Oglądał rzuty dawnych mistrzów

Yego doszedł na szczyt, choć początki jego kariery były niezwykle wyboiste. Aż trudno w to uwierzyć, ale przez wiele lat był sportowcem-samoukiem. Nie miał trenera. Gdy pytano go, dlaczego nie szuka jakiegoś fachowca, dał do zrozumienia, że to zadanie w jego kraju niemal niewykonalne: - W Kenii każdy jest biegaczem - ucinał dyskusję.

Wziął sprawy w swoje ręce. Stał się znany jako "Sportowiec z YouTube". Włączał komputer i starannie analizował próby dawnych gwiazd tej dyscypliny, mistrzów olimpijskich i mistrzów świata - wspomnianego Jana Żeleznego, a także Norwega Andreasa Thorkildsena. - Moim trenerem jestem ja sam i filmy z YouTube - mówił w wywiadzie sprzed kilku lat. - Oglądałem je i to się naprawdę opłaciło. Choć trening bez szkoleniowca nie jest łatwą sprawą - dodawał.

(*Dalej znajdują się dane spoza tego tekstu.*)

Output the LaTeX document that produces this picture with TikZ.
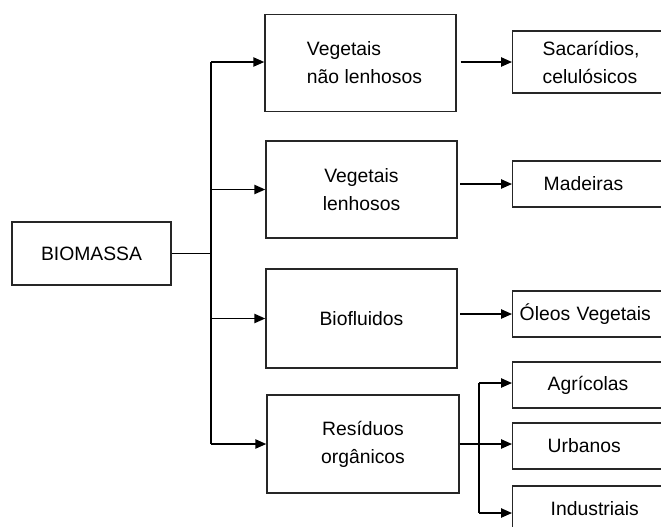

Przełomowy w jego karierze był rok 2011. Zdobył złoty medal Igrzysk Afrykańskich, bijąc przy tym utrzymujący się od 14 lat rekord Kenii (78,34 m). Dzięki temu "załapał się" na stypendium ufundowane przez IAAF (Międzynarodowe Stowarzyszenie Federacji Lekkoatletycznych). Mógł wyjechać do Europy i trenować pod okiem eksperta w tej dziedzinie. Trafił do Kuortane w Finlandii. Kraj ten uznawany jest za kolebkę rzutu oszczepem.

Szok przy minus 30

Kenijczykiem zajął się Petteri Piironen. Od razu dostrzegł, że to materiał na świetnego zawodnika. - Skoro bez trenera rzucał 78 metrów, to wiedziałem, że musi być utalentowany. Nauczył się podstaw z YouTube, ale później potrzebny był mu ktoś, z kim mógł pracować dalej. Miał mocne górne partie ciała, ale dość słabe nogi. Musiałem więc zmienić kilka rzeczy - tłumaczył szkoleniowiec z Finlandii.

Dla Yego przyjazd do nowego kraju okazał się szokiem. Trafił tam akurat w środku zimy, gdy temperatury sięgały minus 30 stopni. - Musiałem mu dać wszystkie moje zimowe ubrania - śmiał się Piironen. Po kilkumiesięcznym pobycie Kenijczyk wrócił do ojczyzny, ale pozostawał w kontakcie z Finem. - Piironen to znakomity trener. Stworzyliśmy dobre relacje. Jest gotowy pomagać mi, kiedy tylko go o to poproszę - mówił Kenijczyk.

Ich współpraca przyniosła bardzo dobre efekty. Oszczepnik złamał barierę 80 metrów, zakwalifikował się do finału igrzysk olimpijskich w Pekinie (zajął w nim ostatnie, 12. miejsce). Rok później - na MŚ w Moskwie - był o krok od zdobycia medalu. Przed ostatnią kolejką plasował się na trzeciej pozycji (po tym, jak poprawił rekord Kenii - 85,40 m), ale Rosjanin Dmitrij Tarabin zepchnął go tuż za podium.